What we’re reading (4/17)
“Trump Again Calls For Fed To Cut Rates, Says Powell’s ‘Termination Cannot Come Fast Enough’” (CNBC). “A senior White House official told CNBC that the post should not be seen as a threat to fire Powell, but rather as a reinstatement of Trump’s frustrations with the Fed chief. However, Trump doubled down on his post later in the day, telling reporters: ‘I don’t think he’s doing the job. He’s too late, always too late … Slow, and I’m not happy with him. I let him know it, and if I want him out, he’ll be out of there real fast, believe me.’ Trump also ignored multiple follow-up questions on whether he was trying to remove Powell.”
“Private Equity World Engulfed By Perfect Storm” (Wall Street Journal). “One of Wall Street’s most consistent profit engines is close to breaking down. Even before President Trump’s tariff chaos, buyout firms had been struggling to sell their portfolio companies and return money to anxious investors. Now recession fears and market turmoil have brought dealmaking to a near standstill…The longer the deal logjam lasts, the harder it will be for firms to hand money back to clients such as pensions and endowments. The amount of unrealized value the funds owe their investors has hit record levels, according to an analysis by credit-ratings firm Moody’s Ratings. That makes it tougher for the firms to raise new funds.”
“Moody’s Boosts Default Forecasts As Global Trade War Heats Up” (Bloomberg). “The credit-grading firm said it now sees the default rate for speculative-grade companies reaching 3.1% by the end of the year, compared with its prior expectation of 2.5%. If that forecast materializes, it would still amount to a decline in the default rate from the year prior, but Moody’s says it wouldn’t take a major negative shock for the rate to rise instead, possibly to as high as 6%.”
“Why Trump Will Lose His Trade War” (Paul Krugman). “The overall point is that even relatively sophisticated Trumpers like Bessent are still thinking in terms of Chinese access to the markets of the United States and our imagined trade war allies, when the real issue now is whether China can strangle the U.S. economy by disrupting our supply chains.”

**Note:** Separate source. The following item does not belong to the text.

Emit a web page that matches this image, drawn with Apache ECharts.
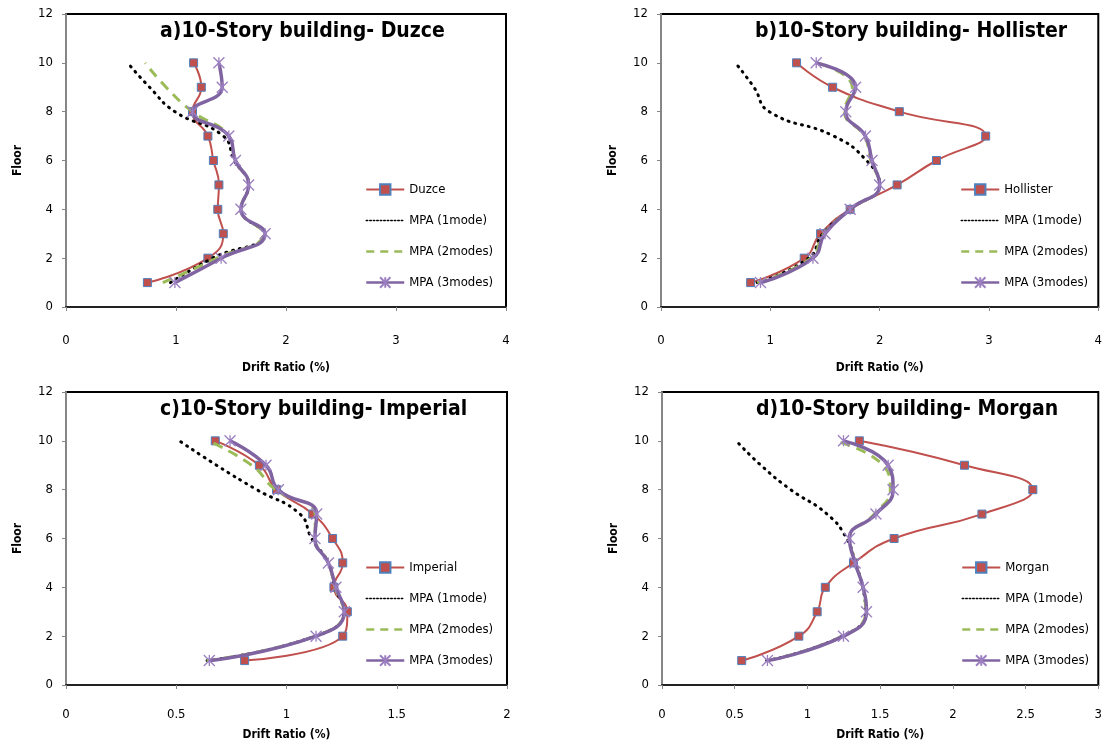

“Why Value Investors Are Looking At Japan, Korea, And Brazil” (Institutional Investor). “In speaking this week to Dave Iben, portfolio manager at Kopernik Global Investors, who was also present at the event, the implication was that this is in fact feeding time at the value investor zoo. While the U.S. has seen sharp decreases, it remains expensive, he believes and because the shocks are being felt around the world there are in fact increased opportunities to buy companies that have been identified as undervalued elsewhere.”